Cory Doctorow’s Little Brother is the single worst piece of SF I’ve ever read. Arguably, it may be the single worst book I’ve ever read, taking the hotly contested lead from Shadowdale, a piece of D&D fiction written by a literal committee of RPG designers. But whether or not it wins that competition, there’s no way around the inarguable fact that it is a terrible, awful, no-good book. You should not read it, under any circumstances.
“But Mike,” you might protest, “it’s chock full of laudatory dustjacket quotes from all sorts of famous people whose books I like! Can they really be that wrong?” Yes, it turns out. Yes, they can. I trusted those people, too, but I was let down by all of them. And I think I’ve figured out why those people gave such horribly mistaken endorsements.
Because, see, the single worst feature of Little Brother is that it is unrelentingly didactic. It is lecture after goddamn lecture. Social networking! Public key crypto! Why hippies were good people! Why you can’t trust the government’s security measures! Why open source is good! And all in the anvilicious tone you’d expect from a Chick tract, with cartoonish bad characters there to serve as a foil for the main character’s awesome righteousness.
So let’s say you are an aging liberal, maybe a hippie yourself, or someone who wishes they’d been old enough to be a hippie. You are strongly in favor of all this stuff that Doctorow is preaching. You are, in fact, the choir. If the book were just aimed at you, you’d maybe applaud it, but sort of reluctantly admit that it’s actually a bit horrid. But it’s not aimed at you. Doctorow cleverly put a YA label on this thing, so it is aimed at kids.
Well, kids. Now that’s different. You figure that kids are none too bright, and they need this sort of unsubtle, over-obvious pounding in of messages. So it’s good broccoli for them. Of course, you don’t think it’s broccoli, you think that this message of subversion and hipster-techno-hippie attitude is going to be fun and cool for them. But whatever, you figure it’s something they need to read, so you give it a blurb so that libraries will dutifully stock it as a worthy piece of fiction for yutes. (Who will not read it, because this book has nothing in it to appeal to anyone of any age, and kids are not really attracted to adult glorification of youthful rebellion, particularly when the youths in this book ring so very, very false.)
Yes, my theory here involves everyone who praised this book having nothing but contempt or condescension for its audience. This is the most charitable reading I can come up with, because the alternative is simply that the people who praised it have inexplicably terrible taste in at least this instance, and actually liked this steaming shitpile of a book.

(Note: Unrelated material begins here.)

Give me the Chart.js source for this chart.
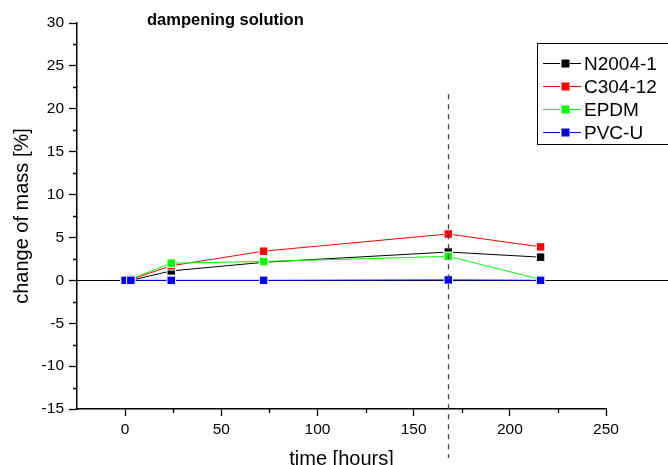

So anyway, if you’re a fan of Doctorow’s standard SFnal setting of “Slashdot, circa 1998”, enjoy heavy-handed preaching, really want to picture Cory Doctorow writing a scene about pawing a teenage girl’s breasts, and/or have been waiting for fiction that will talk at some length about vampire LARPing, well, this is the book for you!
If, however, you are sane, you should stay far, far away. Do not be swayed by the disingenuous praise for this book, because it is all lies. Do not be swayed by the fact that it’s been nominated for a Hugo, because that did not actually happen, I choose to believe. Just do not read this book.
And now, just in case you’re thinking of reading it anyway, I will present you with the opening, as a final warning:
I’m a senior at Cesar Chavez High in San Francisco’s sunny Mission district, and that makes me one of the most surveilled people in the world. My name is Marcus Yallow, but back when this story starts, I was going by w1n5t0n. Pronounced “Winston.”
Not pronounced “Double-you-one-enn-five-tee-zero-enn”. unless you’re a clueless disciplinary officer who’s far enough behind the curve that you still call the Internet “the information superhighway.”
And it gets worse. Much, much worse.